Another way to accomplish wavelength stabilization is to injection-seed the oscillator with a beam from another oscillator that operates with a stable wavelength. This is commonly done in pulsed lasers to achieve narrow linewidth wavelength stabilized operation through injection seeding by a low power cw laser beam. The laser pulse is initiated by amplification of the narrow band light provided by the seed laser rather than being initiated by spontaneous emission within the gain medium. U.S. Pat. No. 4,955,027 (Wavelength Locked Laser Light Source) by Piper at el, describes a system in which laser output wavelength stability is enhanced through such an injection-seeding process.
In U.S. Pat. No. 5,809,048 (Wavelength Stabilized Light Source) by Shichijyo et al, a means of providing wavelength filtered optical feedback (using a birefringent Lyot filter) to a semiconductor laser is described as producing improved wavelength stability. This is an example of direct feedback from an external wavelength sensitive optical device to lock the wavelength of the oscillator, a type of injection seeding in which the injected signal is derived from the filtered output of the laser to be controlled.
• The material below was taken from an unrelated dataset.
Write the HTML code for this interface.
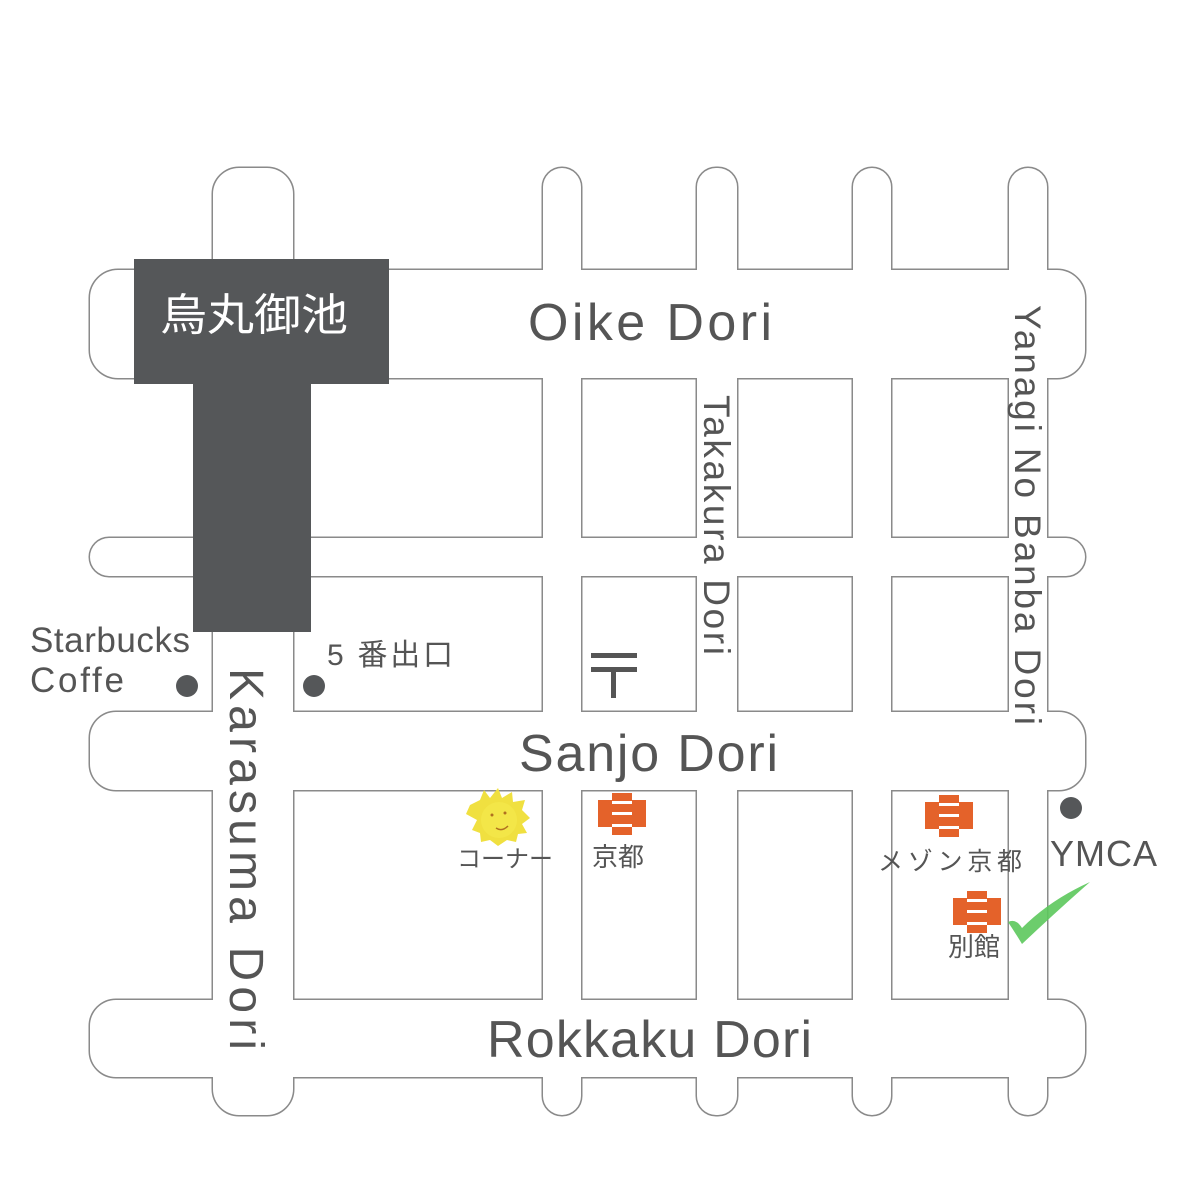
<!DOCTYPE html>
<html><head><meta charset="utf-8"><style>
html,body{margin:0;padding:0;background:#fff;}
svg{display:block;}
text{font-family:"Liberation Sans","Noto Sans CJK JP",sans-serif;fill:#555;}
</style></head><body>
<svg width="1179" height="1179" viewBox="0 0 1179 1179" xmlns="http://www.w3.org/2000/svg">
<defs>
<g id="roads">
<rect x="90" y="270" width="995" height="108" rx="28"/>
<rect x="90" y="538" width="995" height="38" rx="19"/>
<rect x="90" y="712" width="995" height="78" rx="26"/>
<rect x="90" y="1000" width="995" height="77" rx="26"/>
<rect x="213" y="168" width="80" height="947" rx="26"/>
<rect x="543" y="168" width="38" height="947" rx="19"/>
<rect x="697" y="168" width="40" height="947" rx="19"/>
<rect x="853" y="168" width="38" height="947" rx="19"/>
<rect x="1009" y="168" width="38" height="947" rx="19"/>
</g>
<g id="hotel">
<rect x="0" y="7" width="48" height="27" fill="#e4622a"/>
<rect x="14" y="0" width="20" height="8" fill="#e4622a"/>
<rect x="14" y="33" width="20" height="9" fill="#e4622a"/>
<rect x="14" y="8" width="20" height="3" fill="#fff"/>
<rect x="14" y="19" width="20" height="3" fill="#fff"/>
<rect x="14" y="31" width="20" height="3" fill="#fff"/>
</g>
</defs>
<g fill="none" stroke="#8a8a8a" stroke-width="3"><use href="#roads"/></g>
<g fill="#fff" stroke="none"><use href="#roads"/></g>

<rect x="134" y="259" width="255" height="125" fill="#555759"/>
<rect x="193" y="380" width="118" height="252" fill="#555759"/>
<text x="160" y="330" font-size="44" textLength="188" lengthAdjust="spacingAndGlyphs" style="fill:#fff">烏丸御池</text>

<text x="528" y="340" font-size="52" textLength="244" lengthAdjust="spacing">Oike Dori</text>
<text x="519" y="771" font-size="52" textLength="259" lengthAdjust="spacing">Sanjo Dori</text>
<text x="487" y="1057" font-size="52" textLength="325" lengthAdjust="spacing">Rokkaku Dori</text>
<text transform="translate(230,668) rotate(90)" font-size="48" textLength="382" lengthAdjust="spacing">Karasuma Dori</text>
<text transform="translate(704,395) rotate(90)" font-size="37" textLength="260" lengthAdjust="spacing">Takakura Dori</text>
<text transform="translate(1015,305) rotate(90)" font-size="37" textLength="420" lengthAdjust="spacing">Yanagi No Banba Dori</text>

<text x="30" y="652" font-size="35" textLength="160" lengthAdjust="spacing">Starbucks</text>
<text x="30" y="692" font-size="35" textLength="94" lengthAdjust="spacing">Coffe</text>
<circle cx="187" cy="686" r="11" fill="#555759"/>
<circle cx="314" cy="686" r="11" fill="#555759"/>
<text x="327" y="665" font-size="30" textLength="126" lengthAdjust="spacing">5 番出口</text>

<rect x="591" y="653" width="46" height="5" fill="#555"/>
<rect x="591" y="667" width="46" height="5" fill="#555"/>
<rect x="611" y="667" width="5" height="31" fill="#555"/>

<g>
<path d="M470 805 L480 800 L484 790 L490 798 L498 788 L502 798 L512 792 L513 802 L525 800 L522 810 L530 818 L522 824 L527 833 L518 834 L516 842 L507 840 L498 846 L490 840 L481 842 L480 833 L472 830 L477 820 L466 814 Z" fill="#f0e040"/>
<circle cx="499" cy="820" r="18" fill="#f3e648"/>
<circle cx="492" cy="815" r="1.5" fill="#b07020"/>
<circle cx="505" cy="813" r="1.5" fill="#b07020"/>
<path d="M496 828 Q502 832 508 826" stroke="#b07020" stroke-width="1.5" fill="none"/>
</g>
<text x="457" y="867" font-size="24" textLength="96" lengthAdjust="spacing">コーナー</text>

<use href="#hotel" x="598" y="793"/>
<text x="592" y="866" font-size="26">京都</text>
<use href="#hotel" x="925" y="795"/>
<text x="878" y="870" font-size="25" textLength="144" lengthAdjust="spacing">メゾン京都</text>
<use href="#hotel" x="953" y="891"/>
<text x="948" y="956" font-size="26">別館</text>

<circle cx="1071" cy="808" r="11" fill="#555759"/>
<text x="1050" y="866" font-size="36" textLength="107" lengthAdjust="spacing">YMCA</text>

<path d="M1008 922 Q1016 918 1022 928 Q1050 900 1090 882 Q1058 910 1022 944 Q1016 934 1008 922 Z" fill="#5cc85c" opacity="0.9"/>
</svg>
</body></html>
In U.S. Pat. No. 4,583,228 (Frequency Stabilization of Lasers) by Brown et al, the wavelength stabilization of a semiconductor laser is based on a feedback signals derived from an external Fabry-Perot interferometer that were used to control both the drive current and the laser temperature. This is an example of electronic feedback that is derived from an external wavelength-sensing optical device. Electonic control is applied to critical laser parameters to control the wavelength.
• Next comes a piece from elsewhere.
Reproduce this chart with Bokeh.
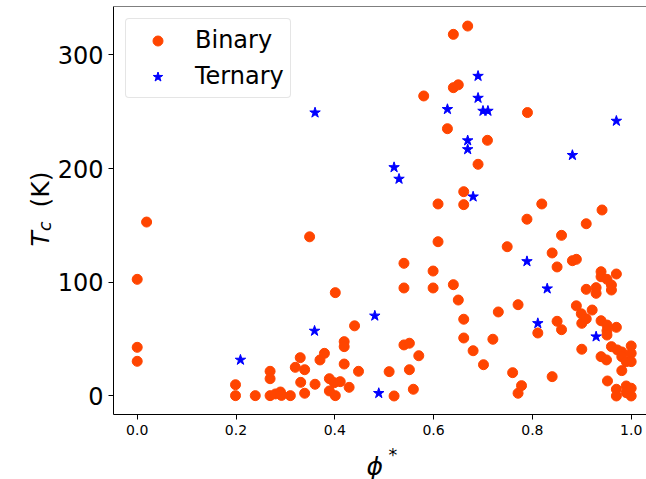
import math
from bokeh.plotting import figure
from bokeh.models import Range1d, FixedTicker, NumeralTickFormatter, Label, Span, Legend, LegendItem
from bokeh.embed import file_html
from bokeh.resources import INLINE

# ---- data ----
binary_phi = [0.0, 0.0, 0.0, 0.019,
              0.199, 0.199, 0.239, 0.269, 0.269, 0.269, 0.280, 0.290, 0.292, 0.310, 0.320, 0.330, 0.331,
              0.339, 0.339, 0.349, 0.360, 0.370, 0.379, 0.389, 0.389, 0.399, 0.401, 0.401, 0.411, 0.419,
              0.419, 0.419, 0.429, 0.440, 0.448,
              0.510, 0.520, 0.540, 0.540, 0.540, 0.551, 0.551, 0.559, 0.570, 0.580, 0.599, 0.599, 0.609,
              0.609, 0.628, 0.640, 0.640, 0.640, 0.650, 0.650, 0.661, 0.661, 0.661, 0.661, 0.669, 0.680,
              0.690, 0.701, 0.709, 0.720, 0.731, 0.749, 0.760, 0.771, 0.771, 0.778, 0.789, 0.790, 0.811,
              0.819, 0.840, 0.840, 0.850, 0.850, 0.859, 0.859, 0.881, 0.889, 0.889, 0.899, 0.900, 0.900,
              0.909, 0.909, 0.909, 0.921, 0.929, 0.929, 0.939, 0.939, 0.939, 0.939, 0.941, 0.951, 0.951,
              0.951, 0.951, 0.950, 0.952, 0.960, 0.960, 0.960, 0.970, 0.970, 0.972, 0.970, 0.970, 0.981,
              0.981, 0.981, 0.990, 0.990, 0.990, 1.0, 1.0, 1.0, 1.0, 1.0]
binary_tc = [102.6, 42.8, 30.5, 153.0,
             9.9, 0.3, 0.3, 21.7, 15.2, 0.3, 1.8, 3.5, 0.5, 0.3, 25.2, 33.7, 12.0,
             23.1, 2.4, 140.0, 10.3, 31.7, 37.5, 15.2, 4.4, 11.7, 0.3, 90.9, 12.6, 47.8,
             43.4, 28.1, 7.6, 61.7, 21.7,
             21.4, 0.0, 116.7, 95.0, 44.9, 46.4, 23.1, 5.9, 35.4, 263.9, 109.9, 95.0, 168.9,
             135.7, 235.1, 318.1, 271.2, 97.9, 273.7, 84.4, 179.7, 168.3, 67.5, 51.0, 325.4, 39.8,
             203.8, 27.5, 224.9, 49.9, 73.9, 131.3, 20.5, 80.3, 2.4, 9.1, 155.5, 249.3, 55.4,
             168.9, 125.8, 17.0, 113.5, 65.7, 141.3, 58.3, 119.0, 120.2, 79.3, 72.3, 63.9, 41.1,
             151.5, 93.8, 67.9, 75.6, 95.3, 90.3, 109.3, 104.9, 66.2, 34.6, 163.6, 102.6, 62.4,
             57.4, 53.6, 31.7, 13.2, 97.6, 93.2, 43.4, 107.3, 60.4, 40.5, 5.9, 0.0, 38.7,
             34.6, 22.3, 30.2, 8.8, 2.9, 44.0, 37.5, 30.2, 6.8, 0.0]
ternary_phi = [0.209, 0.359, 0.360, 0.481, 0.489, 0.520, 0.530, 0.628, 0.669, 0.669, 0.680,
               0.690, 0.690, 0.700, 0.710, 0.789, 0.811, 0.830, 0.881, 0.929, 0.970]
ternary_tc = [31.7, 57.2, 249.2, 70.5, 2.4, 201.1, 190.9, 252.2, 224.7, 216.9, 175.3,
              281.4, 262.1, 250.7, 250.7, 118.4, 63.9, 94.4, 211.8, 52.2, 241.9]

x_ticks = [0.0, 0.2, 0.4, 0.6, 0.8, 1.0]
y_ticks = [0, 100, 200, 300]
series_names = ["Binary", "Ternary"]

X_START, X_END = -0.048, 1.031
Y_START, Y_END = -16.3, 342.6
FONT = "DejaVu Sans"

p = figure(width=646, height=479, output_backend="svg", toolbar_location=None,
           x_range=Range1d(X_START, X_END), y_range=Range1d(Y_START, Y_END),
           min_border_left=111, min_border_right=0, min_border_top=6, min_border_bottom=65)
p.outline_line_color = None
p.grid.visible = False
p.background_fill_color = "white"
p.border_fill_color = "white"

r1 = p.scatter(binary_phi, binary_tc, marker="circle", size=10,
               fill_color="#FF4500", line_color="#FF4500")
r2 = p.scatter(ternary_phi, ternary_tc, marker="star", size=11,
               fill_color="#0000FF", line_color="#0000FF")

# axes
for ax in (p.xaxis[0], p.yaxis[0]):
    ax.axis_line_color = "black"
    ax.axis_line_width = 1
    ax.major_tick_line_color = "black"
    ax.major_tick_out = 5
    ax.major_tick_in = 0
    ax.minor_tick_line_color = None
    ax.major_label_standoff = 5
    ax.major_label_text_color = "black"
    ax.major_label_text_font = FONT

p.xaxis.ticker = FixedTicker(ticks=x_ticks)
p.xaxis.formatter = NumeralTickFormatter(format="0.0")
p.xaxis.major_label_text_font_size = "14px"
p.yaxis.ticker = FixedTicker(ticks=y_ticks)
p.yaxis.formatter = NumeralTickFormatter(format="0")
p.yaxis.major_label_text_font_size = "24px"

# top spine
p.add_layout(Span(location=Y_END, dimension="width", line_color="black", line_width=1))

# axis titles, canvas units, placed in side panels (not clipped by the frame)
lab_kw = dict(x_units="canvas", y_units="canvas", text_font=FONT, text_color="black",
              text_baseline="alphabetic", text_align="left")
p.add_layout(Label(x=366, y=466, text="\u03d5", text_font_size="25px",
                   text_font_style="italic", **lab_kw), "left")
p.add_layout(Label(x=388, y=454, text="*", text_font_size="17.5px", **lab_kw), "left")
p.add_layout(Label(x=40, y=207, text="(K)", angle=math.pi / 2, text_font_size="25px", **lab_kw), "left")
p.add_layout(Label(x=40, y=246, text="T", angle=math.pi / 2, text_font_size="25px",
                   text_font_style="italic", **lab_kw), "below")
p.add_layout(Label(x=44, y=230.5, text="c", angle=math.pi / 2, text_font_size="17.5px",
                   text_font_style="italic", **lab_kw), "below")

legend = Legend(items=[LegendItem(label=series_names[0], renderers=[r1]),
                       LegendItem(label=series_names[1], renderers=[r2])],
                location="top_left")
legend.label_text_font = FONT
legend.label_text_font_size = "24px"
legend.label_text_color = "black"
legend.label_height = 30
legend.glyph_height = 25
legend.glyph_width = 51
legend.label_standoff = 12
legend.spacing = 6
legend.padding = 6
legend.margin = 12
legend.border_line_color = "#cccccc"
legend.border_line_width = 1
legend.background_fill_alpha = 0.8
if "border_radius" in Legend.properties():
    legend.border_radius = 4
p.add_layout(legend)

open("out.html", "w").write(file_html(p, INLINE))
In U.S. Pat. No. 6,393,037 (Wavelength Selector for Laser with Adjustable Angular Dispersion) by Basting et al, the wavelength and linewidth of a laser are controlled by use of signals generated in a linewidth and wavelength-monitoring unit, which samples the laser output beam. Control is provided through use of a signal processor that can direct prisms to rotate within the laser to change refraction angles to change laser wavelength and linewidth. This has some similarity to the invention described here in that both rely on stabilization or control by means of movement of an optical element.
In U.S. Pat. No. 5,017,806 (Broadly Tunable High Repetition Rate Femtosecond Optical Parametric Oscillator) by Edelstein et al, a synchronously pumped OPO (optical parametric oscillator) that can produce femtosecond light pulses is described. The output wavelength of the OPO is held stable by a feedback loop that controls the length of the OPO cavity. The feedback is derived from detectors that monitor the direction of shift of the output spectrum. Because the performance of such an OPO also depends on the wavelength stability of the mode-locked pump laser, it can clearly benefit from application of the present invention to stability of the pump laser wavelength.
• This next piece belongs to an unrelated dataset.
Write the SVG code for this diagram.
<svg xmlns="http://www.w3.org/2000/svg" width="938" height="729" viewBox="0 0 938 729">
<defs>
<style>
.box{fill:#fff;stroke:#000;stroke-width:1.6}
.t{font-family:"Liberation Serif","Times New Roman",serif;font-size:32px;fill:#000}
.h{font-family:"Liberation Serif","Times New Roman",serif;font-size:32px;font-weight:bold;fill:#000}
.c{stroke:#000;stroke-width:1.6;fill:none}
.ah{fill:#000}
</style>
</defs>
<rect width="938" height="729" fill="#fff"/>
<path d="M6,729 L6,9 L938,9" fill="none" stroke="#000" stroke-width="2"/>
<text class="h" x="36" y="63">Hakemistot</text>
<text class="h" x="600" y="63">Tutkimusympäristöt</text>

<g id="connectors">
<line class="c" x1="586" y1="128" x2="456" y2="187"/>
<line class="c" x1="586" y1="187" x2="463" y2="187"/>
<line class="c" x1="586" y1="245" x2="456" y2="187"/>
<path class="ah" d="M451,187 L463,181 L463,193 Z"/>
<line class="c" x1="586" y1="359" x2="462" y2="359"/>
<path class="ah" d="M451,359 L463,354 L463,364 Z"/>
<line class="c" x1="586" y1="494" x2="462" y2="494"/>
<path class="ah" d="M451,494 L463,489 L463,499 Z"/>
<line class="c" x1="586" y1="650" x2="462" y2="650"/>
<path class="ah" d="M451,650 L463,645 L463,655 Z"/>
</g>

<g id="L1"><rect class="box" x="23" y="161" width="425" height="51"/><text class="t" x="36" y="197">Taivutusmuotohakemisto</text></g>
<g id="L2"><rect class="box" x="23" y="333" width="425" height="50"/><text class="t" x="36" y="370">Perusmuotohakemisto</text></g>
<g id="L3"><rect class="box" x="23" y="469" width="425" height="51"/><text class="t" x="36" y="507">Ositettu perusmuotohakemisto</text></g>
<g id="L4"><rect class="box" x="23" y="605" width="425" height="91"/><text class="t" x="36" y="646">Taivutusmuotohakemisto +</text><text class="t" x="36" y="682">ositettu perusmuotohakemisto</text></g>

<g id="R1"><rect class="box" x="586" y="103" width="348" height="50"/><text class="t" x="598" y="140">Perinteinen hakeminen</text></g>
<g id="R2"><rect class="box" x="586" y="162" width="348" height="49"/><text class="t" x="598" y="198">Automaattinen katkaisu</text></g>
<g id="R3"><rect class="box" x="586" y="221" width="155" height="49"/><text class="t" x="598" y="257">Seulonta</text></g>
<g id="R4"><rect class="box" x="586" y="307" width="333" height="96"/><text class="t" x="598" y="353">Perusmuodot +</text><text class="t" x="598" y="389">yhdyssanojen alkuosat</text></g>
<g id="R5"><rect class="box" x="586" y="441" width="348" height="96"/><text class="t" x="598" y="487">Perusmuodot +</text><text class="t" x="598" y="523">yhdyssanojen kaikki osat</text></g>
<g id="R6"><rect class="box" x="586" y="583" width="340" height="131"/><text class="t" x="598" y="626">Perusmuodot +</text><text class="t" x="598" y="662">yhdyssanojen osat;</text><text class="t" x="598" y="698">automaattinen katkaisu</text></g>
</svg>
In U.S. Pat. No. 4,932,030 (Frequency Stabilization of Long Wavelength Semiconductor Laser via Optogalvanic Effect) by Chung, wavelength stabilization is achieved by locking the output wavelength of a laser to a transition in an atomic absorber excited in an electrical discharge. In this case, the feedback loop used to control the laser was responding to an optogalvanic signal derived by means of dithering lock-in techniques.
The present invention differs from the techniques mentioned above in that the wavelength reference is located within the oscillator rather than externally, and the wavelength stability derives from feedback from an external position-sensing detector to maintain the intracavity beam position relative to the reference.
A convenient application of the present invention is in an ultra-short-pulse laser that already utilizes prisms to provide dispersion compensation that is necessary for production of the ultra short pulses, especially for pulses shorter than one picosecond in duration. In this case the prism sequence that is used for dispersion compensation can also be used as the wavelength reference needed for the stabilization of the output wavelength. Pulses as short as 100 femtoseconds in duration can only be produced if the laser spectrum has more than 6 nm of bandwidth (the full width at half maximum of the spectral spread of the laser output beam). In this case, the output wavelength can be defined as the wavelength halfway between the half-maximum wavelengths, and that is the wavelength that is kept stable against environmental changes by application of the invention.
Such a wavelength stabilized laser system would have applications to pumping of an optical parametric oscillator (angle-tuned, temperature-tuned, or wavelength-tuned), to creation of harmonics in non-linear crystals by processes that have phase-matching sensitivity (angle-tuned or temperature-tuned, for example), and to seeding of amplifier systems such as regenerative chirp-pulse amplifiers, for which stability of the amplified pulse is critically dependent on stability of the seed pulse wavelength. In addition, such lasers have applications to scanning microscopy systems for which enhanced wavelength stability is desirable for examination of samples that have wavelength sensitivity.